- **The problem**: Below is a block of records: output all of them exactly and leave out the pictures.

Records from a collection
_____

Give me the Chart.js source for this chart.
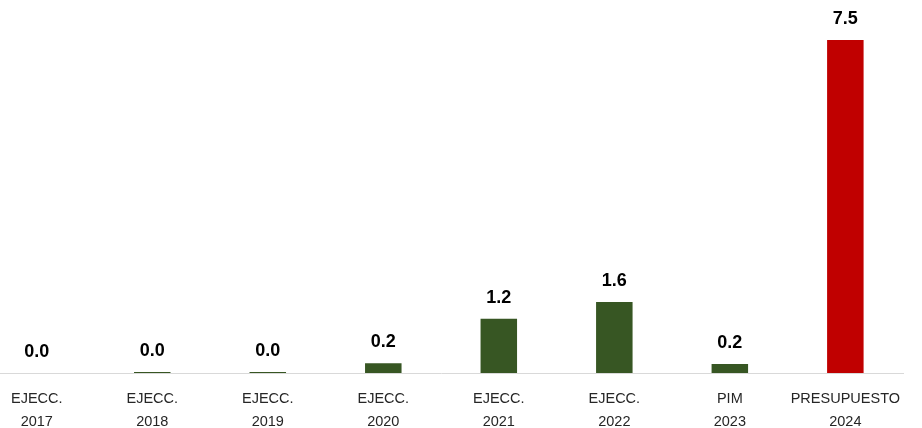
<!DOCTYPE html>
<html>
<head>
<meta charset="utf-8">
<script src="https://cdn.jsdelivr.net/npm/chart.js@4"></script>
<style>
    html, body { margin: 0; padding: 0; background: #fff; overflow: hidden; }
    body { width: 922px; height: 428px; position: relative; }
    #wrap { position: absolute; left: -21px; top: 0; width: 927px; height: 428px; }
</style>
</head>
<body>
<div id="wrap"><canvas id="chart"></canvas></div>
<script>
// datos del gráfico (millones)
const categories = [
    ['EJECC.', '2017'], ['EJECC.', '2018'], ['EJECC.', '2019'], ['EJECC.', '2020'],
    ['EJECC.', '2021'], ['EJECC.', '2022'], ['PIM', '2023'], ['PRESUPUESTO', '2024']
];
const values = [0, 0.02, 0.02, 0.22, 1.22, 1.6, 0.2, 7.5];
const barColors = ['#375623', '#375623', '#375623', '#375623', '#375623', '#375623', '#375623', '#C00000'];

// etiquetas de valor encima de cada barra
const valueLabels = {
    id: 'valueLabels',
    afterDatasetsDraw(chart) {
        const ctx = chart.ctx;
        const meta = chart.getDatasetMeta(0);
        ctx.save();
        ctx.font = 'bold 18px "Liberation Sans", Arial, sans-serif';
        ctx.fillStyle = '#000';
        ctx.textAlign = 'center';
        ctx.textBaseline = 'alphabetic';
        meta.data.forEach((bar, i) => {
            ctx.fillText(values[i].toFixed(1), bar.x, bar.y - 16);
        });
        ctx.restore();
    }
};

new Chart(document.getElementById('chart'), {
    type: 'bar',
    data: {
        labels: categories,
        datasets: [{
            data: values,
            backgroundColor: barColors,
            borderWidth: 0,
            barPercentage: 0.316,
            categoryPercentage: 1
        }]
    },
    options: {
        responsive: true,
        maintainAspectRatio: false,
        animation: false,
        layout: { padding: 0 },
        plugins: {
            legend: { display: false },
            tooltip: { enabled: false }
        },
        scales: {
            x: {
                grid: { display: false },
                border: { display: true, color: '#d9d9d9', width: 1 },
                ticks: {
                    color: '#262626',
                    padding: 6,
                    maxRotation: 0,
                    autoSkip: false,
                    font: { family: '"Liberation Sans", Arial, sans-serif', size: 14.5, lineHeight: 1.6 }
                },
                afterFit: (scale) => { scale.height = 55; }
            },
            y: {
                display: false,
                min: 0,
                max: 8.4
            }
        }
    },
    plugins: [valueLabels]
});
</script>
</body>
</html>
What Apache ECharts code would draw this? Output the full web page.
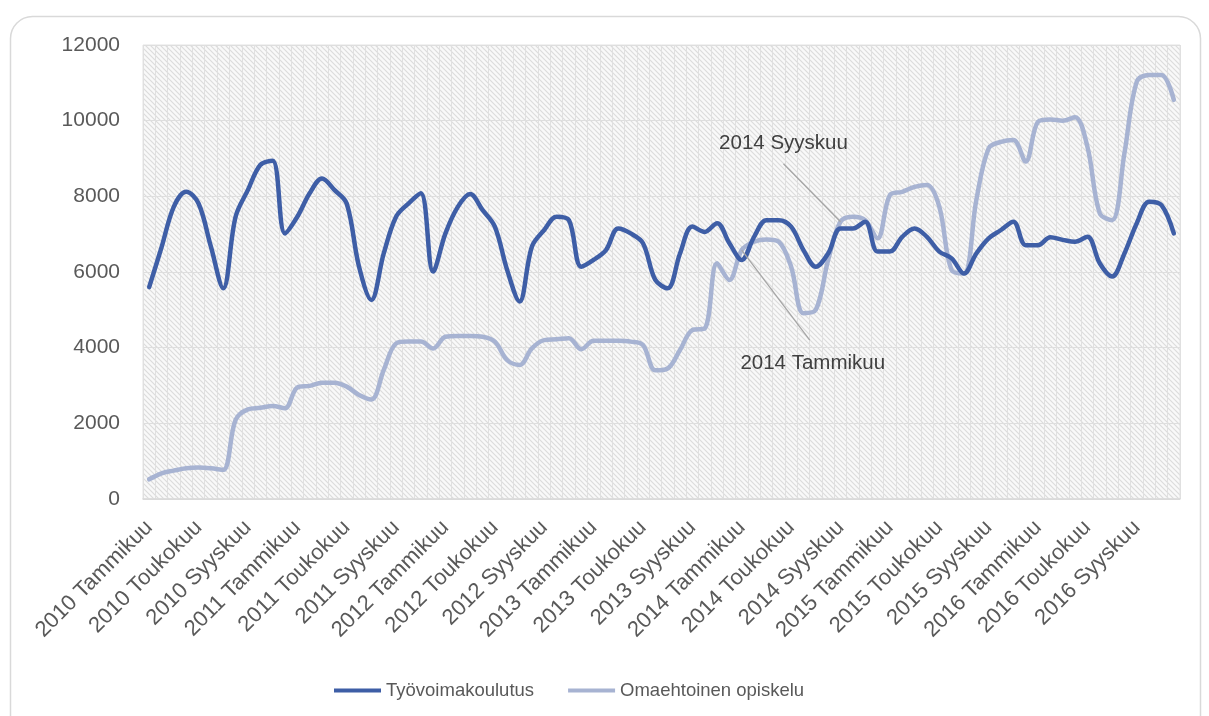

_____

- **The answer**:
Give me the Chart.js source for this chart.
<!DOCTYPE html>
<html>
<head>
<meta charset="utf-8">
<script src="https://cdn.jsdelivr.net/npm/chart.js@4"></script>
<style>
    html, body { margin: 0; padding: 0; background: #fff; overflow: hidden; }
    body { width: 922px; height: 428px; position: relative; }
    #wrap { position: absolute; left: -21px; top: 0; width: 927px; height: 428px; }
</style>
</head>
<body>
<div id="wrap"><canvas id="chart"></canvas></div>
<script>
// datos del gráfico (millones)
const categories = [
    ['EJECC.', '2017'], ['EJECC.', '2018'], ['EJECC.', '2019'], ['EJECC.', '2020'],
    ['EJECC.', '2021'], ['EJECC.', '2022'], ['PIM', '2023'], ['PRESUPUESTO', '2024']
];
const values = [0, 0.02, 0.02, 0.22, 1.22, 1.6, 0.2, 7.5];
const barColors = ['#375623', '#375623', '#375623', '#375623', '#375623', '#375623', '#375623', '#C00000'];

// etiquetas de valor encima de cada barra
const valueLabels = {
    id: 'valueLabels',
    afterDatasetsDraw(chart) {
        const ctx = chart.ctx;
        const meta = chart.getDatasetMeta(0);
        ctx.save();
        ctx.font = 'bold 18px "Liberation Sans", Arial, sans-serif';
        ctx.fillStyle = '#000';
        ctx.textAlign = 'center';
        ctx.textBaseline = 'alphabetic';
        meta.data.forEach((bar, i) => {
            ctx.fillText(values[i].toFixed(1), bar.x, bar.y - 16);
        });
        ctx.restore();
    }
};

new Chart(document.getElementById('chart'), {
    type: 'bar',
    data: {
        labels: categories,
        datasets: [{
            data: values,
            backgroundColor: barColors,
            borderWidth: 0,
            barPercentage: 0.316,
            categoryPercentage: 1
        }]
    },
    options: {
        responsive: true,
        maintainAspectRatio: false,
        animation: false,
        layout: { padding: 0 },
        plugins: {
            legend: { display: false },
            tooltip: { enabled: false }
        },
        scales: {
            x: {
                grid: { display: false },
                border: { display: true, color: '#d9d9d9', width: 1 },
                ticks: {
                    color: '#262626',
                    padding: 6,
                    maxRotation: 0,
                    autoSkip: false,
                    font: { family: '"Liberation Sans", Arial, sans-serif', size: 14.5, lineHeight: 1.6 }
                },
                afterFit: (scale) => { scale.height = 55; }
            },
            y: {
                display: false,
                min: 0,
                max: 8.4
            }
        }
    },
    plugins: [valueLabels]
});
</script>
</body>
</html>
What Apache ECharts code would draw this? Output the full web page.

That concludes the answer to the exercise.